Easy to make and delicious!
Amazing soup. Any takes on what to serve after as for dinner? :):)
So happy you enjoyed the soup! You can find dinner recipes here. :)
Love this soup! The flavors are excellent and a light way to satisfy.
So happy you loved it, Elizabeth!
On the last step and it’s already taste as it should. Thanks.
Absolutely delicious thank you! I added shrimp to mine as well. This will be added to my staple meals for sure
Really good! I changed it just a little bit- took away the mushrooms (because I didn’t have any handy) and the chilies (because my kids don’t like spicy). Added zucchini, broccoli, and green bell pepper (because that’s what I needed to use up). Then put cut up jalapeños in rice vinegar on the side. Adding a little rice vinegar to the soup really made the flavor pop!

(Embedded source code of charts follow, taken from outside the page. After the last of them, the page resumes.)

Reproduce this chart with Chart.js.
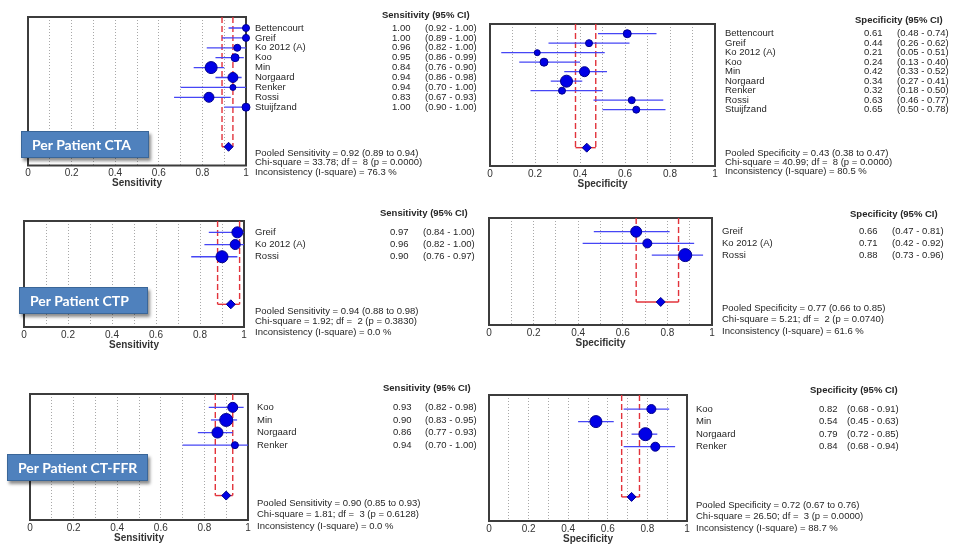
<!DOCTYPE html>
<html>
<head>
<meta charset="utf-8">
<script src="https://cdn.jsdelivr.net/npm/chart.js@4.4.1/dist/chart.umd.min.js"></script>
<style>
  html, body { margin: 0; padding: 0; background: #fff; }
  #wrap { position: relative; width: 956px; height: 551px; overflow: hidden; }
  canvas { position: absolute; left: 0; top: 0; }
  .tag {
    position: absolute; height: 27px; box-sizing: border-box;
    background: #4f81bd; border: 1px solid #3a6698;
    box-shadow: 2px 3px 3px rgba(0,0,0,.45);
    color: #fff; font: bold 14px Lato, sans-serif; line-height: 25px; padding-left: 10px;
  }
</style>
</head>
<body>
<div id="wrap">
  <canvas id="c1" width="956" height="551"></canvas>
  <canvas id="c2" width="956" height="551"></canvas>
  <canvas id="c3" width="956" height="551"></canvas>
  <canvas id="c4" width="956" height="551"></canvas>
  <canvas id="c5" width="956" height="551"></canvas>
  <canvas id="c6" width="956" height="551"></canvas>
  <div class="tag" style="left:21px;top:131px;width:128px">Per Patient CTA</div>
  <div class="tag" style="left:19px;top:287px;width:129px">Per Patient CTP</div>
  <div class="tag" style="left:7px;top:454px;width:141px">Per Patient CT-FFR</div>
</div>
<script>
// tick labels shown on every x axis
const tickLabels = [0, 0.2, 0.4, 0.6, 0.8, 1];

// Per patient CTA
const ctaStudies = ['Bettencourt', 'Greif', 'Ko 2012 (A)', 'Koo', 'Min', 'Norgaard', 'Renker', 'Rossi', 'Stuijfzand'];
const ctaSens     = [1.00, 1.00, 0.96, 0.95, 0.84, 0.94, 0.94, 0.83, 1.00];
const ctaSensLow  = [0.92, 0.89, 0.82, 0.86, 0.76, 0.86, 0.70, 0.67, 0.90];
const ctaSensHigh = [1.00, 1.00, 1.00, 0.99, 0.90, 0.98, 1.00, 0.93, 1.00];
const ctaSensWeight = [3.5, 3.5, 3.5, 4, 6, 5, 3, 5, 4];
const ctaSensPooled = [0.92, 0.89, 0.94];          // estimate, low, high
const ctaSensHet    = ['33.78', 8, '0.0000', '76.3']; // chi-square, df, p, I-square
const ctaSpec     = [0.61, 0.44, 0.21, 0.24, 0.42, 0.34, 0.32, 0.63, 0.65];
const ctaSpecLow  = [0.48, 0.26, 0.05, 0.13, 0.33, 0.27, 0.18, 0.46, 0.50];
const ctaSpecHigh = [0.74, 0.62, 0.51, 0.40, 0.52, 0.41, 0.50, 0.77, 0.78];
const ctaSpecWeight = [4, 3.5, 3, 4, 5, 6, 3.5, 3.5, 3.5];
const ctaSpecPooled = [0.43, 0.38, 0.47];
const ctaSpecHet    = ['40.99', 8, '0.0000', '80.5'];

// Per patient CTP
const ctpStudies = ['Greif', 'Ko 2012 (A)', 'Rossi'];
const ctpSens     = [0.97, 0.96, 0.90];
const ctpSensLow  = [0.84, 0.82, 0.76];
const ctpSensHigh = [1.00, 1.00, 0.97];
const ctpSensWeight = [5.5, 5, 6];
const ctpSensPooled = [0.94, 0.88, 0.98];
const ctpSensHet    = ['1.92', 2, '0.3830', '0.0'];
const ctpSpec     = [0.66, 0.71, 0.88];
const ctpSpecLow  = [0.47, 0.42, 0.73];
const ctpSpecHigh = [0.81, 0.92, 0.96];
const ctpSpecWeight = [5.5, 4.5, 6.5];
const ctpSpecPooled = [0.77, 0.66, 0.85];
const ctpSpecHet    = ['5.21', 2, '0.0740', '61.6'];

// Per patient CT-FFR
const ffrStudies = ['Koo', 'Min', 'Norgaard', 'Renker'];
const ffrSens     = [0.93, 0.90, 0.86, 0.94];
const ffrSensLow  = [0.82, 0.83, 0.77, 0.70];
const ffrSensHigh = [0.98, 0.95, 0.93, 1.00];
const ffrSensWeight = [5, 6.5, 5.5, 3.5];
const ffrSensPooled = [0.90, 0.85, 0.93];
const ffrSensHet    = ['1.81', 3, '0.6128', '0.0'];
const ffrSpec     = [0.82, 0.54, 0.79, 0.84];
const ffrSpecLow  = [0.68, 0.45, 0.72, 0.68];
const ffrSpecHigh = [0.91, 0.63, 0.85, 0.94];
const ffrSpecWeight = [4.5, 6, 6.5, 4.5];
const ffrSpecPooled = [0.72, 0.67, 0.76];
const ffrSpecHet    = ['26.50', 3, '0.0000', '88.7'];

const FONT = '"Liberation Sans", Arial, sans-serif';
const AXIS_H = 24;
const RED = '#e2333b';

// box = plot frame in page pixels [left, top, right, bottom]; yr = row range shown, pr = pooled row
const panels = [
  { id: 'c1', kind: 'Sensitivity', names: ctaStudies, est: ctaSens, lo: ctaSensLow, hi: ctaSensHigh, w: ctaSensWeight, pooled: ctaSensPooled, het: ctaSensHet,
    box: [28, 17, 246, 165.5], yr: [-1.11, 13.89], pr: 12, nameX: 255, valX: 392, ciX: 425, headX: 382, headY: 15, sumY: 153, gap: 9.5 },
  { id: 'c2', kind: 'Specificity', names: ctaStudies, est: ctaSpec, lo: ctaSpecLow, hi: ctaSpecHigh, w: ctaSpecWeight, pooled: ctaSpecPooled, het: ctaSpecHet,
    box: [490, 24, 715, 166], yr: [-1.02, 13.93], pr: 12, nameX: 725, valX: 864, ciX: 897, headX: 855, headY: 20, sumY: 153, gap: 9.4 },
  { id: 'c3', kind: 'Sensitivity', names: ctpStudies, est: ctpSens, lo: ctpSensLow, hi: ctpSensHigh, w: ctpSensWeight, pooled: ctpSensPooled, het: ctpSensHet,
    box: [24, 221, 244, 327], yr: [-0.93, 7.76], pr: 5.9, nameX: 255, valX: 390, ciX: 423, headX: 380, headY: 213, sumY: 311, gap: 10.5 },
  { id: 'c4', kind: 'Specificity', names: ctpStudies, est: ctpSpec, lo: ctpSpecLow, hi: ctpSpecHigh, w: ctpSpecWeight, pooled: ctpSpecPooled, het: ctpSpecHet,
    box: [489, 218, 712, 325], yr: [-1.17, 7.97], pr: 6, nameX: 722, valX: 859, ciX: 892, headX: 850, headY: 214, sumY: 308, gap: 11.7 },
  { id: 'c5', kind: 'Sensitivity', names: ffrStudies, est: ffrSens, lo: ffrSensLow, hi: ffrSensHigh, w: ffrSensWeight, pooled: ffrSensPooled, het: ffrSensHet,
    box: [30, 394, 248, 520], yr: [-1.06, 8.94], pr: 7, nameX: 257, valX: 393, ciX: 425, headX: 383, headY: 388, sumY: 503, gap: 11.7 },
  { id: 'c6', kind: 'Specificity', names: ffrStudies, est: ffrSpec, lo: ffrSpecLow, hi: ffrSpecHigh, w: ffrSpecWeight, pooled: ffrSpecPooled, het: ffrSpecHet,
    box: [489, 395, 687, 521], yr: [-1.12, 8.92], pr: 7, nameX: 696, valX: 819, ciX: 847, headX: 810, headY: 390, sumY: 505, gap: 11.7 }
];

function textPlugin(p) {
  return {
    id: 'forestText',
    beforeDatasetsDraw(chart) {
      const a = chart.chartArea, ctx = chart.ctx;
      ctx.save();
      ctx.strokeStyle = '#3c3c3c';
      ctx.lineWidth = 2;
      ctx.strokeRect(a.left, a.top, a.right - a.left, a.bottom - a.top);
      ctx.restore();
    },
    afterDraw(chart) {
      const ctx = chart.ctx, y = chart.scales.y;
      ctx.save();
      ctx.fillStyle = '#262626';
      ctx.textBaseline = 'middle';
      ctx.font = '9.5px ' + FONT;
      p.names.forEach((n, i) => {
        const py = y.getPixelForValue(i);
        ctx.fillText(n, p.nameX, py);
        ctx.fillText(p.est[i].toFixed(2), p.valX, py);
        ctx.fillText('(' + p.lo[i].toFixed(2) + ' - ' + p.hi[i].toFixed(2) + ')', p.ciX, py);
      });
      const lines = [
        'Pooled ' + p.kind + ' = ' + p.pooled[0].toFixed(2) + ' (' + p.pooled[1].toFixed(2) + ' to ' + p.pooled[2].toFixed(2) + ')',
        'Chi-square = ' + p.het[0] + '; df =  ' + p.het[1] + ' (p = ' + p.het[2] + ')',
        'Inconsistency (I-square) = ' + p.het[3] + ' %'
      ];
      lines.forEach((s, k) => ctx.fillText(s, p.nameX, p.sumY + k * p.gap));
      ctx.font = 'bold 9.5px ' + FONT;
      ctx.fillText(p.kind + ' (95% CI)', p.headX, p.headY);
      ctx.restore();
    }
  };
}

panels.forEach(p => {
  const ciSets = p.names.map((n, i) => ({
    data: [{ x: p.lo[i], y: i }, { x: p.hi[i], y: i }],
    showLine: true, borderColor: '#4646f5', borderWidth: 1.3, pointRadius: 0
  }));
  const dashed = x => ({
    data: [{ x: x, y: p.yr[0] }, { x: x, y: p.pr }],
    showLine: true, borderColor: RED, borderWidth: 1.4, borderDash: [6, 3], pointRadius: 0
  });
  new Chart(document.getElementById(p.id), {
    type: 'scatter',
    data: {
      datasets: [
        { data: p.est.map((v, i) => ({ x: v, y: i })), pointRadius: p.w, backgroundColor: '#0000e6',
          borderColor: '#00008c', borderWidth: 1, clip: false },
        { data: [{ x: p.pooled[0], y: p.pr }], pointStyle: 'rectRot', pointRadius: 4.5,
          backgroundColor: '#0000e6', borderColor: '#00008c', borderWidth: 1, clip: false },
        ...ciSets,
        dashed(p.pooled[1]),
        dashed(p.pooled[2]),
        { data: [{ x: p.pooled[1], y: p.pr }, { x: p.pooled[2], y: p.pr }],
          showLine: true, borderColor: RED, borderWidth: 1.4, pointRadius: 0 }
      ]
    },
    options: {
      responsive: false,
      animation: false,
      events: [],
      layout: { padding: { left: p.box[0], top: p.box[1], right: 956 - p.box[2], bottom: 551 - p.box[3] - AXIS_H } },
      plugins: { legend: { display: false }, tooltip: { enabled: false } },
      scales: {
        x: {
          type: 'linear', min: 0, max: 1,
          afterFit: s => { s.height = AXIS_H; },
          border: { display: false, dash: [1, 2] },
          grid: { drawTicks: false, lineWidth: 1,
            color: c => (c.tick && (c.tick.value < 0.01 || c.tick.value > 0.99)) ? 'rgba(0,0,0,0)' : '#a8a8a8' },
          ticks: { stepSize: 0.1, autoSkip: false, maxRotation: 0, padding: 2, color: '#333',
            font: { size: 10, family: FONT },
            callback: v => {
              const r = Math.round(v * 10) / 10;
              return tickLabels.includes(r) ? String(r) : '';
            } },
          title: { display: true, text: p.kind, color: '#333', padding: 0,
            font: { size: 10, weight: 'bold', family: FONT } }
        },
        y: { type: 'linear', display: false, reverse: true, min: p.yr[0], max: p.yr[1] }
      }
    },
    plugins: [textPlugin(p)]
  });
});
</script>
</body>
</html>
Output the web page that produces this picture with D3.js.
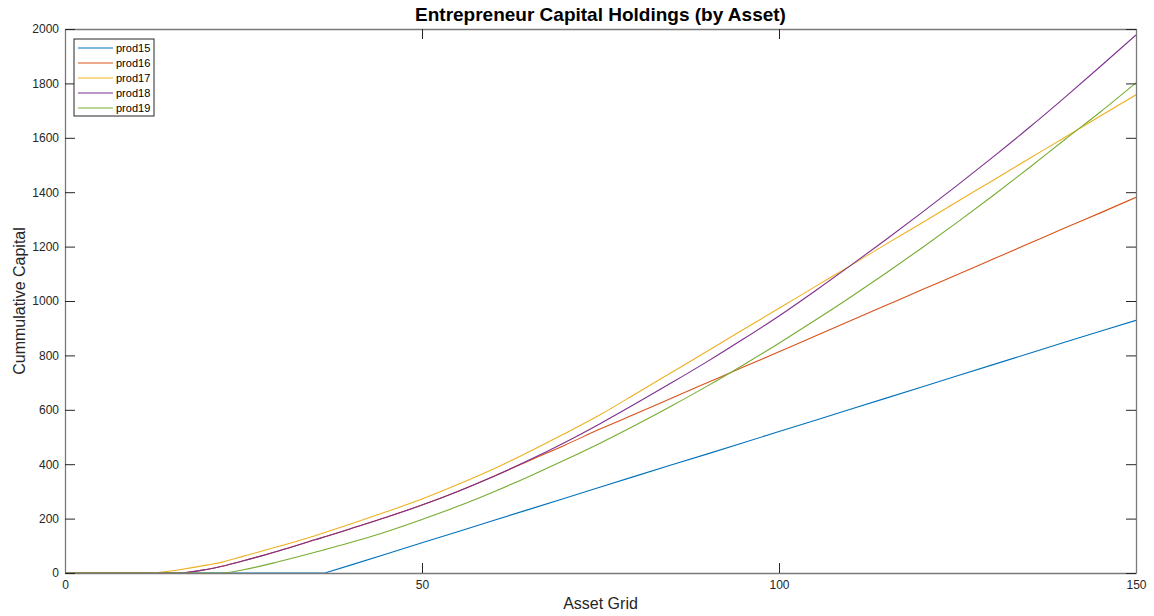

Excellent, excellent, excellent! Taste was superb just like our favorite Tai restaurants. Only change I made was to use lime in place of lemon. Will definitely make this again and again at home. Thank you so very much.
I’m confused by the coconut milk amount — can you provide in cups, please?
I’m making a large portion and it says 8 cans is 13.66 OZ but that’s only 1 can (400ml). This can’t be correct?
2 cans of coconut milk that are 13.66 oz each. This is the one I use and recommend. It’s almost 3.5 cups. Hope that helps!
This is so good!! I make it often and it completely satisfies my Thai food craving. It is mostly yummy coconut broth which is nice sometimes, but I usually like to triple the veggies to make it a little heartier. I add an extra tsp of sugar and a good squeeze of fresh lime juice while it simmers. I serve it with a scoop of rice nestled in the center and lots of green onions. Sooo good!
This is better than ANYTHING I’ve had in a restaurant!!!! So grateful to find this!!!
So happy to hear, Neya! Thank you for your comment!